What you should do: Transcribe each line of the material as it is, and drop any picture.

----------------

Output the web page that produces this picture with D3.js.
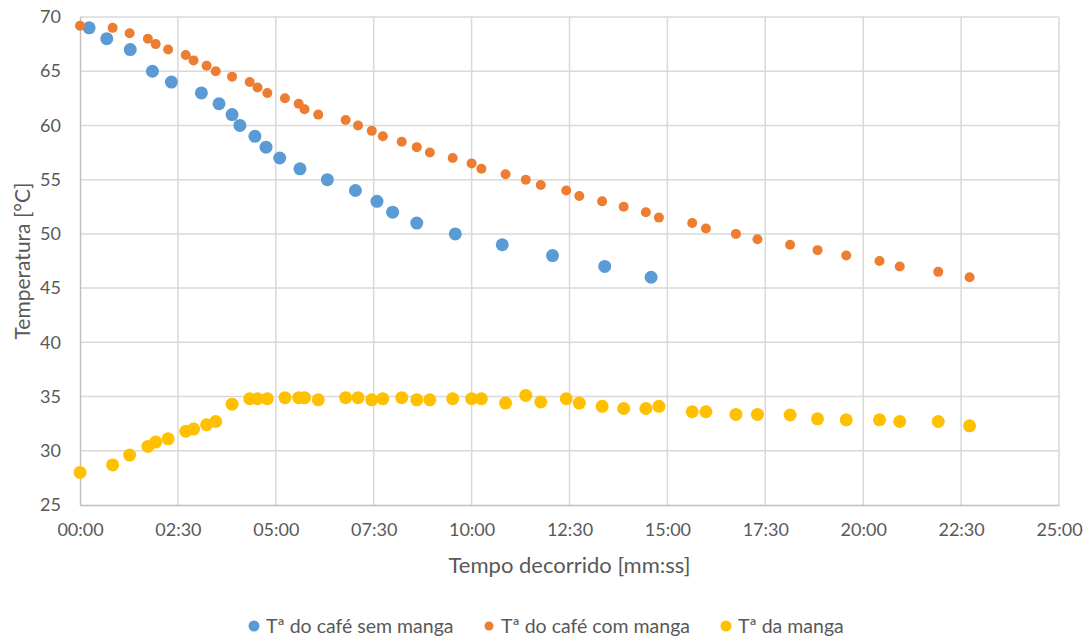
<!DOCTYPE html>
<html>
<head>
<meta charset="utf-8">
<script src="https://cdn.jsdelivr.net/npm/d3@7.9.0/dist/d3.min.js"></script>
<style>
  body { margin: 0; background: #fff; }
  svg text { font-family: Lato, "Open Sans", sans-serif; fill: #595959; }
</style>
</head>
<body>
<svg id="chart" width="1088" height="639"></svg>
<script>
// tempo decorrido (mm:ss) e temperaturas
const semMangaTime = ['00:14', '00:41', '01:17', '01:51', '02:20', '03:06', '03:33', '03:53',
  '04:05', '04:28', '04:45', '05:06', '05:37', '06:19', '07:02', '07:35', '07:59', '08:36',
  '09:35', '10:47', '12:04', '13:24', '14:35'];
const semMangaTemp = [69, 68, 67, 65, 64, 63, 62, 61, 60, 59, 58, 57, 56, 55, 54, 53, 52, 51,
  50, 49, 48, 47, 46];

const comMangaTime = ['00:00', '00:50', '01:16', '01:44', '01:56', '02:15', '02:42', '02:54',
  '03:14', '03:28', '03:53', '04:20', '04:32', '04:47', '05:14', '05:35', '05:44', '06:05',
  '06:47', '07:06', '07:27', '07:44', '08:13', '08:36', '08:56', '09:31', '10:00', '10:15',
  '10:52', '11:23', '11:46', '12:25', '12:45', '13:20', '13:53', '14:27', '14:47', '15:38',
  '15:59', '16:45', '17:18', '18:08', '18:50', '19:34', '20:25', '20:56', '21:55', '22:43'];
const comMangaTemp = [69.2, 69, 68.5, 68, 67.5, 67, 66.5, 66, 65.5, 65, 64.5, 64, 63.5, 63,
  62.5, 62, 61.5, 61, 60.5, 60, 59.5, 59, 58.5, 58, 57.5, 57, 56.5, 56, 55.5, 55, 54.5, 54,
  53.5, 53, 52.5, 52, 51.5, 51, 50.5, 50, 49.5, 49, 48.5, 48, 47.5, 47, 46.5, 46];

const mangaTime = comMangaTime;
const mangaTemp = [28, 28.7, 29.6, 30.4, 30.8, 31.1, 31.8, 32, 32.4, 32.7, 34.3, 34.8, 34.8,
  34.8, 34.9, 34.9, 34.9, 34.7, 34.9, 34.9, 34.7, 34.8, 34.9, 34.7, 34.7, 34.8, 34.8, 34.8,
  34.4, 35.1, 34.5, 34.8, 34.4, 34.1, 33.9, 33.9, 34.1, 33.6, 33.6, 33.35, 33.35, 33.3, 32.95,
  32.85, 32.85, 32.7, 32.7, 32.3];

const xTicks = ['00:00', '02:30', '05:00', '07:30', '10:00', '12:30', '15:00', '17:30', '20:00',
  '22:30', '25:00'];
const yTicks = [25, 30, 35, 40, 45, 50, 55, 60, 65, 70];

const toSec = (s) => {
  const [m, ss] = s.split(':');
  return +m * 60 + +ss;
};

const series = [
  { name: 'Tª do café sem manga', color: '#5B9BD5', r: 6.5, time: semMangaTime, temp: semMangaTemp },
  { name: 'Tª do café com manga', color: '#ED7D31', r: 5, time: comMangaTime, temp: comMangaTemp },
  { name: 'Tª da manga', color: '#FFC000', r: 6.5, time: mangaTime, temp: mangaTemp }
];

const svg = d3.select('#chart');
const margin = { left: 80, right: 29, top: 17, bottom: 134 };
const width = 1088, height = 639;

const x = d3.scaleLinear()
  .domain([0, toSec(xTicks[xTicks.length - 1])])
  .range([margin.left, width - margin.right]);
const y = d3.scaleLinear()
  .domain([25, 70])
  .range([height - margin.bottom, margin.top]);

// grelha
svg.append('g')
  .selectAll('line')
  .data(yTicks.slice(1))
  .join('line')
  .attr('x1', x.range()[0]).attr('x2', x.range()[1])
  .attr('y1', d => y(d)).attr('y2', d => y(d))
  .attr('stroke', '#d9d9d9').attr('stroke-width', 1.5);

svg.append('g')
  .selectAll('line')
  .data(xTicks.slice(1))
  .join('line')
  .attr('x1', d => x(toSec(d))).attr('x2', d => x(toSec(d)))
  .attr('y1', y.range()[0]).attr('y2', y.range()[1])
  .attr('stroke', '#d9d9d9').attr('stroke-width', 1.5);

// eixos
const xAxis = d3.axisBottom(x)
  .tickValues(xTicks.map(toSec))
  .tickFormat((d, i) => xTicks[i])
  .tickSize(0)
  .tickPadding(18);
const gx = svg.append('g')
  .attr('transform', `translate(0,${y.range()[0]})`)
  .call(xAxis);
gx.select('.domain').attr('stroke', '#bfbfbf').attr('stroke-width', 1.5);
gx.selectAll('text').style('font-size', '18px');

const yAxis = d3.axisLeft(y)
  .tickValues(yTicks)
  .tickSize(0)
  .tickPadding(19);
const gy = svg.append('g')
  .attr('transform', `translate(${x.range()[0]},0)`)
  .call(yAxis);
gy.select('.domain').attr('stroke', '#bfbfbf').attr('stroke-width', 1.5);
gy.selectAll('text').style('font-size', '18px');

// pontos
series.forEach((s) => {
  svg.append('g')
    .selectAll('circle')
    .data(s.time.map((t, i) => ({ t: toSec(t), v: s.temp[i] })))
    .join('circle')
    .attr('cx', d => x(d.t))
    .attr('cy', d => y(d.v))
    .attr('r', s.r)
    .attr('fill', s.color);
});

// títulos
svg.append('text')
  .attr('x', (x.range()[0] + x.range()[1]) / 2)
  .attr('y', 573)
  .attr('text-anchor', 'middle')
  .style('font-size', '22px')
  .text('Tempo decorrido [mm:ss]');

svg.append('text')
  .attr('transform', `translate(30,${(y.range()[0] + y.range()[1]) / 2}) rotate(-90)`)
  .attr('text-anchor', 'middle')
  .style('font-size', '21px')
  .text('Temperatura [°C]');

// legenda
const legendX = [254, 489, 726];
const legend = svg.append('g');
series.forEach((s, i) => {
  legend.append('circle')
    .attr('cx', legendX[i]).attr('cy', 626)
    .attr('r', i === 1 ? 4.5 : 5.5)
    .attr('fill', s.color);
  legend.append('text')
    .attr('x', legendX[i] + 12).attr('y', 633)
    .style('font-size', '19.5px')
    .text(s.name);
});
</script>
</body>
</html>
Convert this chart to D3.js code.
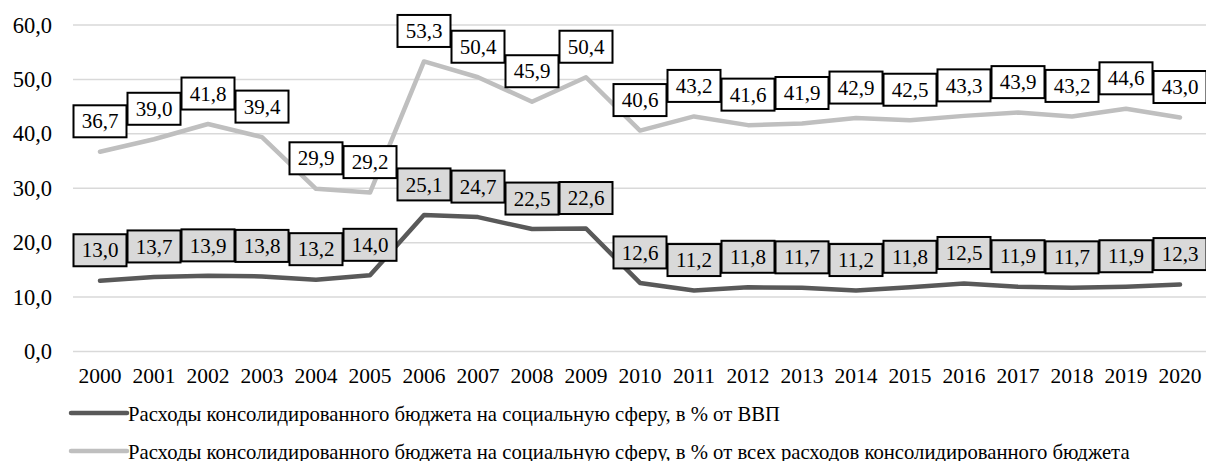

----------------

Solution for this exercise:
Output the web page that produces this picture with D3.js.
<!DOCTYPE html>
<html>
<head>
<meta charset="utf-8">
<script src="https://cdn.jsdelivr.net/npm/d3@7.9.0/dist/d3.min.js"></script>
<style>
  body { margin: 0; background: #fff; }
  svg text { font-family: Lato, "Open Sans", sans-serif; fill: #595959; }
</style>
</head>
<body>
<svg id="chart" width="1088" height="639"></svg>
<script>
// tempo decorrido (mm:ss) e temperaturas
const semMangaTime = ['00:14', '00:41', '01:17', '01:51', '02:20', '03:06', '03:33', '03:53',
  '04:05', '04:28', '04:45', '05:06', '05:37', '06:19', '07:02', '07:35', '07:59', '08:36',
  '09:35', '10:47', '12:04', '13:24', '14:35'];
const semMangaTemp = [69, 68, 67, 65, 64, 63, 62, 61, 60, 59, 58, 57, 56, 55, 54, 53, 52, 51,
  50, 49, 48, 47, 46];

const comMangaTime = ['00:00', '00:50', '01:16', '01:44', '01:56', '02:15', '02:42', '02:54',
  '03:14', '03:28', '03:53', '04:20', '04:32', '04:47', '05:14', '05:35', '05:44', '06:05',
  '06:47', '07:06', '07:27', '07:44', '08:13', '08:36', '08:56', '09:31', '10:00', '10:15',
  '10:52', '11:23', '11:46', '12:25', '12:45', '13:20', '13:53', '14:27', '14:47', '15:38',
  '15:59', '16:45', '17:18', '18:08', '18:50', '19:34', '20:25', '20:56', '21:55', '22:43'];
const comMangaTemp = [69.2, 69, 68.5, 68, 67.5, 67, 66.5, 66, 65.5, 65, 64.5, 64, 63.5, 63,
  62.5, 62, 61.5, 61, 60.5, 60, 59.5, 59, 58.5, 58, 57.5, 57, 56.5, 56, 55.5, 55, 54.5, 54,
  53.5, 53, 52.5, 52, 51.5, 51, 50.5, 50, 49.5, 49, 48.5, 48, 47.5, 47, 46.5, 46];

const mangaTime = comMangaTime;
const mangaTemp = [28, 28.7, 29.6, 30.4, 30.8, 31.1, 31.8, 32, 32.4, 32.7, 34.3, 34.8, 34.8,
  34.8, 34.9, 34.9, 34.9, 34.7, 34.9, 34.9, 34.7, 34.8, 34.9, 34.7, 34.7, 34.8, 34.8, 34.8,
  34.4, 35.1, 34.5, 34.8, 34.4, 34.1, 33.9, 33.9, 34.1, 33.6, 33.6, 33.35, 33.35, 33.3, 32.95,
  32.85, 32.85, 32.7, 32.7, 32.3];

const xTicks = ['00:00', '02:30', '05:00', '07:30', '10:00', '12:30', '15:00', '17:30', '20:00',
  '22:30', '25:00'];
const yTicks = [25, 30, 35, 40, 45, 50, 55, 60, 65, 70];

const toSec = (s) => {
  const [m, ss] = s.split(':');
  return +m * 60 + +ss;
};

const series = [
  { name: 'Tª do café sem manga', color: '#5B9BD5', r: 6.5, time: semMangaTime, temp: semMangaTemp },
  { name: 'Tª do café com manga', color: '#ED7D31', r: 5, time: comMangaTime, temp: comMangaTemp },
  { name: 'Tª da manga', color: '#FFC000', r: 6.5, time: mangaTime, temp: mangaTemp }
];

const svg = d3.select('#chart');
const margin = { left: 80, right: 29, top: 17, bottom: 134 };
const width = 1088, height = 639;

const x = d3.scaleLinear()
  .domain([0, toSec(xTicks[xTicks.length - 1])])
  .range([margin.left, width - margin.right]);
const y = d3.scaleLinear()
  .domain([25, 70])
  .range([height - margin.bottom, margin.top]);

// grelha
svg.append('g')
  .selectAll('line')
  .data(yTicks.slice(1))
  .join('line')
  .attr('x1', x.range()[0]).attr('x2', x.range()[1])
  .attr('y1', d => y(d)).attr('y2', d => y(d))
  .attr('stroke', '#d9d9d9').attr('stroke-width', 1.5);

svg.append('g')
  .selectAll('line')
  .data(xTicks.slice(1))
  .join('line')
  .attr('x1', d => x(toSec(d))).attr('x2', d => x(toSec(d)))
  .attr('y1', y.range()[0]).attr('y2', y.range()[1])
  .attr('stroke', '#d9d9d9').attr('stroke-width', 1.5);

// eixos
const xAxis = d3.axisBottom(x)
  .tickValues(xTicks.map(toSec))
  .tickFormat((d, i) => xTicks[i])
  .tickSize(0)
  .tickPadding(18);
const gx = svg.append('g')
  .attr('transform', `translate(0,${y.range()[0]})`)
  .call(xAxis);
gx.select('.domain').attr('stroke', '#bfbfbf').attr('stroke-width', 1.5);
gx.selectAll('text').style('font-size', '18px');

const yAxis = d3.axisLeft(y)
  .tickValues(yTicks)
  .tickSize(0)
  .tickPadding(19);
const gy = svg.append('g')
  .attr('transform', `translate(${x.range()[0]},0)`)
  .call(yAxis);
gy.select('.domain').attr('stroke', '#bfbfbf').attr('stroke-width', 1.5);
gy.selectAll('text').style('font-size', '18px');

// pontos
series.forEach((s) => {
  svg.append('g')
    .selectAll('circle')
    .data(s.time.map((t, i) => ({ t: toSec(t), v: s.temp[i] })))
    .join('circle')
    .attr('cx', d => x(d.t))
    .attr('cy', d => y(d.v))
    .attr('r', s.r)
    .attr('fill', s.color);
});

// títulos
svg.append('text')
  .attr('x', (x.range()[0] + x.range()[1]) / 2)
  .attr('y', 573)
  .attr('text-anchor', 'middle')
  .style('font-size', '22px')
  .text('Tempo decorrido [mm:ss]');

svg.append('text')
  .attr('transform', `translate(30,${(y.range()[0] + y.range()[1]) / 2}) rotate(-90)`)
  .attr('text-anchor', 'middle')
  .style('font-size', '21px')
  .text('Temperatura [°C]');

// legenda
const legendX = [254, 489, 726];
const legend = svg.append('g');
series.forEach((s, i) => {
  legend.append('circle')
    .attr('cx', legendX[i]).attr('cy', 626)
    .attr('r', i === 1 ? 4.5 : 5.5)
    .attr('fill', s.color);
  legend.append('text')
    .attr('x', legendX[i] + 12).attr('y', 633)
    .style('font-size', '19.5px')
    .text(s.name);
});
</script>
</body>
</html>
Convert this chart to D3.js code.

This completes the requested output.